The rule of law has been parked in the holding cell. Our law enforcement agencies are idled, awaiting the direction no one in government seems willing to give. In the absence of firm political leadership, fingers are pointed everywhere except where they belong.
The priorities for any Canadian government are national unity, prosperity and security. We are now in urgent demand to decide, resolve and act to respect the above. Tensions are increasing in western Canada as efforts to develop their major energy resource are negated or red taped by excessive and useless bureaucratic regulations and malefic neglect.
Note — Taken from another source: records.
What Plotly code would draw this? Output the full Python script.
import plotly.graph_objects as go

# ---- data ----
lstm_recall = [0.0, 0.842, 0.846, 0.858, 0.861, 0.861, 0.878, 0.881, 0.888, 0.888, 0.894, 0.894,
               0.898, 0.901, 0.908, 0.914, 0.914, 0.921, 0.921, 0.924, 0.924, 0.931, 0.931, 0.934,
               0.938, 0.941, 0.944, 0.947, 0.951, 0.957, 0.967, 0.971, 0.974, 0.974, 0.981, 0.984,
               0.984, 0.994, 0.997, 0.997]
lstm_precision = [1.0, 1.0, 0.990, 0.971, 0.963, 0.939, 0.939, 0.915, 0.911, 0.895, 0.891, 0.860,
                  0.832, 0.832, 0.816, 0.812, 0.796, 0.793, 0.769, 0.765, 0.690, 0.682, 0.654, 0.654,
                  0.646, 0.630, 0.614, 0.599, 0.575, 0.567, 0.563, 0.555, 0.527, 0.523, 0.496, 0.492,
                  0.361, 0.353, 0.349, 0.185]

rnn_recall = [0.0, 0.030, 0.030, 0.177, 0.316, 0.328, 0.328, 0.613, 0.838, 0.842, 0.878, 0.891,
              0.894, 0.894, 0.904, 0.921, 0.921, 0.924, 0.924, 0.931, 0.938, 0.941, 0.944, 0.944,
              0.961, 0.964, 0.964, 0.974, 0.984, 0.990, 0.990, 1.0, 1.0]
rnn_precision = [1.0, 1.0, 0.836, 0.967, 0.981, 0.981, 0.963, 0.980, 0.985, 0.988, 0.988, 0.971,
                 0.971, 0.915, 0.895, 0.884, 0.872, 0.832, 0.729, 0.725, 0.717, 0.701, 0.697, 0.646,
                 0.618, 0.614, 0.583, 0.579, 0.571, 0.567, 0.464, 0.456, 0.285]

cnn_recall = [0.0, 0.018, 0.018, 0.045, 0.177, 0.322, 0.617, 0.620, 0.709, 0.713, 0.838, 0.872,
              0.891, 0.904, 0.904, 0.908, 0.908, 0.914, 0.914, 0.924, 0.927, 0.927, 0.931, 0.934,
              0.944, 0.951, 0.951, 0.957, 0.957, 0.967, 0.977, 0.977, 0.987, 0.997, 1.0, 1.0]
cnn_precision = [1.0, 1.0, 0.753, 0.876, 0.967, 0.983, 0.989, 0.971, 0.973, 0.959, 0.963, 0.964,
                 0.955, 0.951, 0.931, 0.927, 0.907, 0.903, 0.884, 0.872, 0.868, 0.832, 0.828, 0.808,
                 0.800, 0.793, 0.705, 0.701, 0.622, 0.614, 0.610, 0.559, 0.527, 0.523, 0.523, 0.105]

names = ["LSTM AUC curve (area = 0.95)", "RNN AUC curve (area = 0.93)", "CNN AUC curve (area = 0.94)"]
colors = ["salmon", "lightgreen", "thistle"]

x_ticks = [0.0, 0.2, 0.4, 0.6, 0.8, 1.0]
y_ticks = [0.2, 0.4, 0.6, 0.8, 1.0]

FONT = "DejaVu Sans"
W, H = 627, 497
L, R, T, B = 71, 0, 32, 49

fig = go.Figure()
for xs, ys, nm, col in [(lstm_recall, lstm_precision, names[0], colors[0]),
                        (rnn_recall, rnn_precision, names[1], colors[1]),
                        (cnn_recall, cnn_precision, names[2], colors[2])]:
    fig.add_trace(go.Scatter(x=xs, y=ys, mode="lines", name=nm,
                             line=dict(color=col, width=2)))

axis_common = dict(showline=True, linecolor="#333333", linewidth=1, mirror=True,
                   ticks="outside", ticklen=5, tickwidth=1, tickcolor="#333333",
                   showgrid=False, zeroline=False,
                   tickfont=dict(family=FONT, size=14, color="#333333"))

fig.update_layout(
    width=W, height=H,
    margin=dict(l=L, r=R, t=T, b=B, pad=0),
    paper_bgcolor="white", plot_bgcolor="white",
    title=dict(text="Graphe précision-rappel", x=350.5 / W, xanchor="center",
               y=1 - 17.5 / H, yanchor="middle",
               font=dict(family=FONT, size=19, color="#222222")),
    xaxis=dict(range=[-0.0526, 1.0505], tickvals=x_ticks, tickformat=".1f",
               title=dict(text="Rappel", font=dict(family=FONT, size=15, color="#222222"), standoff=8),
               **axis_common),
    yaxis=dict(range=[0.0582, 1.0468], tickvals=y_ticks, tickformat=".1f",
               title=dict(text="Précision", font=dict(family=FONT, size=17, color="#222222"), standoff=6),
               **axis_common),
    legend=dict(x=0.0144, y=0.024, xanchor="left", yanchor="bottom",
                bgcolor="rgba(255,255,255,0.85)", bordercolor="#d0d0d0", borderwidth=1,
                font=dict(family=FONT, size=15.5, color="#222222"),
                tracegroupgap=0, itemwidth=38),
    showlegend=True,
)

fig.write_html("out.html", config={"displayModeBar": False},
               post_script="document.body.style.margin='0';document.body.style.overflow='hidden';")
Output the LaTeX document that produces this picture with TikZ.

Our economy at this point is suffering, and our security is gravely compromised by the unwillingness of those who purport to govern to uphold the law.
Before we try to save the planet and lecture others about respect for the rule of law, we urgently need to refurbish the national fabric in our own country.
We are slowly sliding towards a national paralysis with the same degree of complacency and indulgence that brought us to these self-inflicted crisis policies that have crippled our competitiveness, set region against region, compromised our global image and left us quarrelling over unimportant and obsolete issues.
Let's be clear: All of these practices amount to sheer neglect of our present and the future of the country, and perversely, the tolerance for inaction in Canada seems to be at an all-time high.
We need a firm combination of leadership and action. What do you think?